Better Boundaries

Healthy boundaries protect what needs to be protected. Such boundaries say a “no” that makes possible a deeper, more authentic yes.

Of course, we can be overbounded, overly protective of ourselves, defended to the point of cutting ourselves off from what we need, overbudgeting for defense. And we can also be underbounded, not standing up for ourselves, letting others in in ways that do not serve us.

But beyond these two positions, beyond neurotic exclusion and neurotic inclusion, there is a healthy boundedness, one that protects with fitting power while at the same time remaining permeable and flexible enough to let in enough of what we truly need.

Letting go of or dissolving our boundaries so as to include the other is not the same as EXPANDING our boundaries to include the other! In conventional or typical romance (the separative and often intoxicating swoon of false oneness), boundaries are not expanded, but rather collapsed, abandoned, forgotten.

In immature relationships, boundaries tend to be shoulds, to either be obeyed (as in conventional monogamy) or cast aside (as in “open” forms of relationship). In mature relationships, however, boundaries are not shoulds, but natural givens, liberating rather than entrapping us.

The boundaries of a great relationship make possible an ever-deeper relationship by safeguarding the relationship, resolutely protecting the “container” of such deeply shared mutuality and intimacy.

Don’t view your boundaries as walls, but rather as semipermeable protectors of what is vulnerable, tender, sacred, soft, young in yourself.

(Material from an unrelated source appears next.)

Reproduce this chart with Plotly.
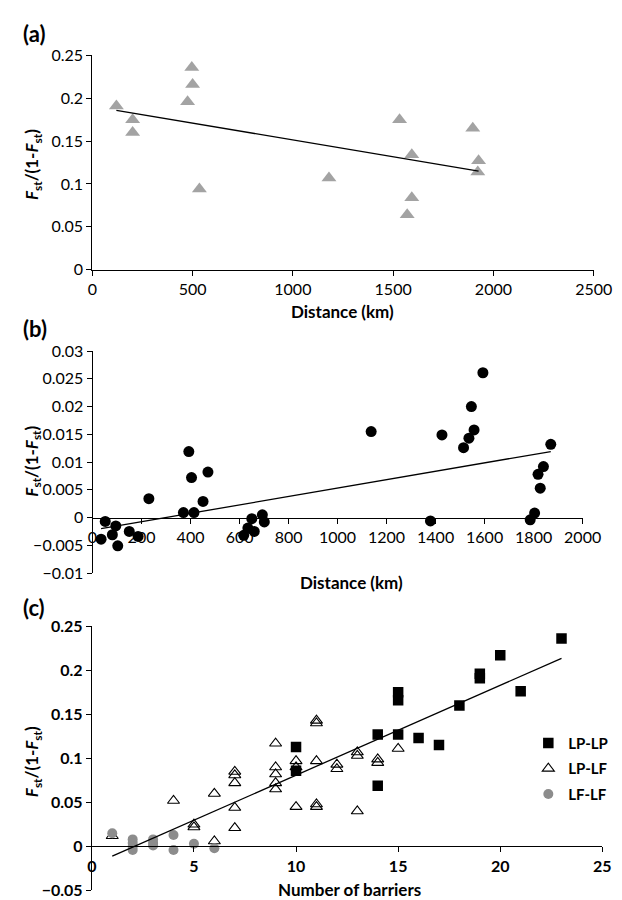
import plotly.graph_objects as go

# ---------------- data ----------------
# panel (a)
a_dist = [120, 201, 201, 475, 496, 500, 534, 1180, 1532, 1570, 1593, 1593, 1897, 1922, 1926]
a_fst = [0.191, 0.175, 0.160, 0.196, 0.236, 0.216, 0.094, 0.107, 0.175, 0.064, 0.084, 0.134, 0.165, 0.114, 0.127]
a_trend_x = [120, 1926]
a_trend_y = [0.186, 0.115]
a_xticks = [0, 500, 1000, 1500, 2000, 2500]
a_yticks = [0, 0.05, 0.1, 0.15, 0.2, 0.25]

# panel (b)
b_dist = [35, 52, 81, 95, 103, 150, 186, 230, 371, 393, 404, 414, 451, 471,
          617, 634, 650, 660, 693, 701, 1137, 1379, 1426, 1514, 1536, 1546, 1557,
          1593, 1786, 1804, 1818, 1827, 1840, 1870]
b_fst = [-0.0039, -0.0007, -0.0031, -0.0015, -0.0051, -0.0025, -0.0034, 0.0034,
         0.0009, 0.0119, 0.0072, 0.0009, 0.0029, 0.0082, -0.0032, -0.0019, -0.0002,
         -0.0025, 0.0005, -0.0008, 0.0155, -0.0006, 0.0149, 0.0126, 0.0143, 0.0200,
         0.0158, 0.0261, -0.0004, 0.0008, 0.0078, 0.0053, 0.0092, 0.0132]
b_trend_x = [35, 1870]
b_trend_y = [-0.0020, 0.0119]
b_xticks = [0, 200, 400, 600, 800, 1000, 1200, 1400, 1600, 1800, 2000]
b_yticks = [-0.01, -0.005, 0, 0.005, 0.01, 0.015, 0.02, 0.025, 0.03]

# panel (c)
lplp_x = [10, 10, 14, 14, 15, 15, 15, 16, 17, 18, 19, 19, 20, 21, 23]
lplp_y = [0.113, 0.086, 0.127, 0.069, 0.127, 0.175, 0.166, 0.123, 0.115, 0.160,
          0.196, 0.191, 0.217, 0.176, 0.236]
lplf_x = [1, 4, 5, 5, 6, 6, 7, 7, 7, 7, 7, 9, 9, 9, 9, 9, 10, 10, 10,
          11, 11, 11, 11, 11, 12, 12, 13, 13, 13, 14, 14, 15]
lplf_y = [0.012, 0.052, 0.025, 0.022, 0.060, 0.006, 0.085, 0.081, 0.072, 0.044, 0.021,
          0.117, 0.090, 0.082, 0.072, 0.065, 0.097, 0.090, 0.045,
          0.143, 0.140, 0.097, 0.048, 0.045, 0.093, 0.088, 0.107, 0.103, 0.040,
          0.099, 0.095, 0.111]
lflf_x = [1, 2, 2, 2, 2, 3, 3, 3, 4, 4, 5, 6]
lflf_y = [0.015, 0.008, 0.004, 0.000, -0.004, 0.008, 0.004, 0.001, 0.013, -0.004, 0.003, -0.002]
c_trend_x = [1, 23]
c_trend_y = [-0.011, 0.2135]
c_xticks = [0, 5, 10, 15, 20, 25]
c_yticks = [-0.05, 0, 0.05, 0.1, 0.15, 0.2, 0.25]
series_names = ["LP-LP", "LP-LF", "LF-LF"]

# ---------------- layout helpers ----------------
W, H = 622, 900
FONT = "Lato"


def fx(p):
    return p / W


def fy(p):
    return 1 - p / H


def fmt(v):
    s = ("%g" % v)
    return s.replace("-", "\u2212")


GREY_A = "#a3a3a3"
GREY_C = "#8c8c8c"

fig = go.Figure()

# (a)
fig.add_trace(go.Scatter(x=a_dist, y=a_fst, mode="markers", xaxis="x", yaxis="y",
                         marker=dict(symbol="triangle-up", size=13, color=GREY_A),
                         showlegend=False))
fig.add_trace(go.Scatter(x=a_trend_x, y=a_trend_y, mode="lines", xaxis="x", yaxis="y",
                         line=dict(color="black", width=1.3), showlegend=False))

# (b)
fig.add_trace(go.Scatter(x=b_dist, y=b_fst, mode="markers", xaxis="x2", yaxis="y2",
                         marker=dict(symbol="circle", size=11, color="black"),
                         showlegend=False))
fig.add_trace(go.Scatter(x=b_trend_x, y=b_trend_y, mode="lines", xaxis="x2", yaxis="y2",
                         line=dict(color="black", width=1.3), showlegend=False))

# (c)
fig.add_trace(go.Scatter(x=lplf_x, y=lplf_y, mode="markers", xaxis="x3", yaxis="y3",
                         name=series_names[1], legendgroup="g2", legendrank=2,
                         marker=dict(symbol="triangle-up-open", size=10.5, color="black",
                                     line=dict(width=1.1, color="black"))))
fig.add_trace(go.Scatter(x=lplp_x, y=lplp_y, mode="markers", xaxis="x3", yaxis="y3",
                         name=series_names[0], legendgroup="g1", legendrank=1,
                         marker=dict(symbol="square", size=10.5, color="black")))
fig.add_trace(go.Scatter(x=lflf_x, y=lflf_y, mode="markers", xaxis="x3", yaxis="y3",
                         name=series_names[2], legendgroup="g3", legendrank=3,
                         marker=dict(symbol="circle", size=10, color=GREY_C)))
fig.add_trace(go.Scatter(x=c_trend_x, y=c_trend_y, mode="lines", xaxis="x3", yaxis="y3",
                         line=dict(color="black", width=1.3), showlegend=False))

TS = 16
tick_norm = dict(family=FONT, size=TS, color="black")
tick_bold = dict(family=FONT, size=TS, color="black", weight="bold")

common = dict(showline=True, linecolor="black", linewidth=1, ticks="outside",
              ticklen=5, tickcolor="black", showgrid=False, zeroline=False)

fig.update_layout(
    width=W, height=H,
    margin=dict(l=0, r=0, t=0, b=0),
    paper_bgcolor="white", plot_bgcolor="white",
    font=dict(family=FONT, color="black"),
    xaxis=dict(domain=[fx(82.5), fx(604)], range=[0, 2500], anchor="y",
               tickvals=a_xticks, ticktext=[fmt(v) for v in a_xticks],
               tickfont=tick_norm, **common),
    yaxis=dict(domain=[fy(257), fy(38.3)], range=[0, 0.25], anchor="x",
               tickvals=a_yticks, ticktext=[fmt(v) for v in a_yticks],
               tickfont=tick_norm, **common),
    xaxis2=dict(domain=[fx(82.7), fx(592.5)], range=[0, 2000], anchor="free",
                position=fy(510.3),
                tickvals=b_xticks, ticktext=[fmt(v) for v in b_xticks],
                tickfont=tick_norm, **common),
    yaxis2=dict(domain=[fy(567), fy(340.3)], range=[-0.01, 0.03], anchor="x2",
                tickvals=b_yticks, ticktext=[fmt(v) for v in b_yticks],
                tickfont=tick_norm, **common),
    xaxis3=dict(domain=[fx(82), fx(613)], range=[0, 25], anchor="free",
                position=fy(846.3),
                tickvals=c_xticks, ticktext=[fmt(v) for v in c_xticks],
                tickfont=tick_bold, **common),
    yaxis3=dict(domain=[fy(891.3), fy(621.3)], range=[-0.05, 0.25], anchor="x3",
                tickvals=c_yticks, ticktext=[fmt(v) for v in c_yticks],
                tickfont=tick_bold, **common),
    legend=dict(x=fx(536), y=fy(724), xanchor="left", yanchor="top",
                font=dict(family=FONT, size=15, color="black", weight="bold"),
                tracegroupgap=3, bgcolor="rgba(0,0,0,0)", itemwidth=30),
)

ytitle = "<b><i>F</i><sub>st</sub>/(1-<i>F</i><sub>st</sub>)</b>"
ann = []
for lab, ypx in [("(a)", 16), ("(b)", 317), ("(c)", 602)]:
    ann.append(dict(text="<b>%s</b>" % lab, x=fx(8), y=fy(ypx), xref="paper", yref="paper",
                    xanchor="left", yanchor="middle", showarrow=False,
                    font=dict(family=FONT, size=22, color="black")))
for ypx in [150, 453, 760]:
    ann.append(dict(text=ytitle, x=fx(21), y=fy(ypx), xref="paper", yref="paper",
                    xanchor="center", yanchor="middle", showarrow=False, textangle=-90,
                    font=dict(family=FONT, size=17, color="black")))
for txt, xpx, ypx in [("Distance (km)", 343, 300), ("Distance (km)", 352, 577),
                      ("Number of barriers", 350, 890)]:
    ann.append(dict(text="<b>%s</b>" % txt, x=fx(xpx), y=fy(ypx), xref="paper", yref="paper",
                    xanchor="center", yanchor="middle", showarrow=False,
                    font=dict(family=FONT, size=17, color="black")))
fig.update_layout(annotations=ann)

fig.write_html("out.html")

It’s as if you are a parent holding your child, protecting but not overprotecting that little one, providing such a sense of safety that they feel secure in going beyond their usual zones of safety as they venture out into the world more and more.

Consistently apply this to yourself, protecting what needs protecting in yourself, without disconnecting from it, so that you become like a deeply unified nation of many interconnected states, compassionately overseeing them all — and cultivating intimacy with them all — while making sure that they have sufficient autonomy and room to evolve.